Seit 1979 dürfen Frauen im Iran nicht mehr singen und tanzen. Auch die jüngere Generation will das nicht hinnehmen. Deshalb ist die Musikerin und schrille Performerin Dornika Kazerani nach Berlin ausgewandert. "Was ich tun wollte: tanzen, Musik, singen. Dinge, die ich im Iran nicht wirklich tun konnte", erzählt sie. Denn der Körper gehört im Iran nicht den Frauen selbst: "Unser Kampf gegen Diktatur ist der Kampf für die Freiheit des Körpers, aller Körper."

Die erste weibliche Revolution in der Geschichte - ist sie wirklich möglich?

Antworten darauf sucht die Dokumentation bei Künstlerinnen in ganz Europa. Es sind Frauen, deren Stimmen sich nur im Exil entfalten konnten - im Iran würde ihnen für ihre Arbeit Inhaftierung und Tod drohen. Der Unterdrückung des Mullah-Regimes in ihrem Heimatland setzen sie im Exil die Vielfalt entgegen, geben den Menschen im Iran eine Stimme. Sie sind laut für die, die es selbst nicht mehr sein können. Denn wer in diesen Tagen das Regime kritisiert, dem droht im Iran Folter, Knast, sogar die Todesstrafe.

Die Autorin der Kulturdokumentation Theresa Breuer, 36, arbeitet seit 2012 als Journalistin und Filmemacherin im Nahen Osten und Zentralasien. Ihre Arbeit fokussiert sich auf das Leben von Frauen in der Region. Im Iran fuhr sie mit jungen Iranerinnen mehrere Wochen per Anhalter durchs Land und hat eine Generation zwischen Sehnsucht und Aufbruchstimmung erlebt.

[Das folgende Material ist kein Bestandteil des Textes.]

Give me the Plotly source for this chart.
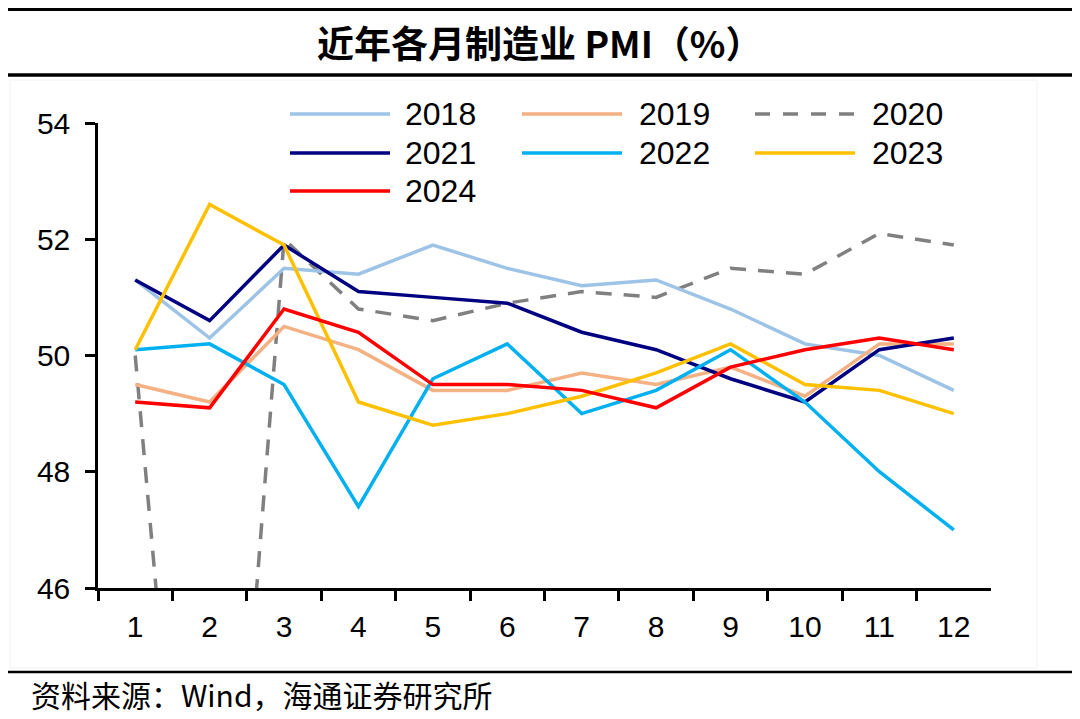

In Teheran hat sie die aufstrebende Kunstszene porträtiert, die in Untergrund-Galerien die Toleranz der Sittenwächter auf die Probe gestellt haben. In Afghanistan hat Theresa Breuer zwei Jahre lang die ersten afghanischen Bergsteigerinnen begleitet bei ihrem Ziel, den höchsten Berg Afghanistans zu besteigen. Als die Taliban Afghanistan eingenommen haben, waren sie die ersten Frauen, denen Theresa Breuer bei der Flucht helfen wollte. Daraus ist die Initiative "Kabul Luftbrücke" entstanden, die seitdem 3000 Menschen nach Deutschland evakuiert hat.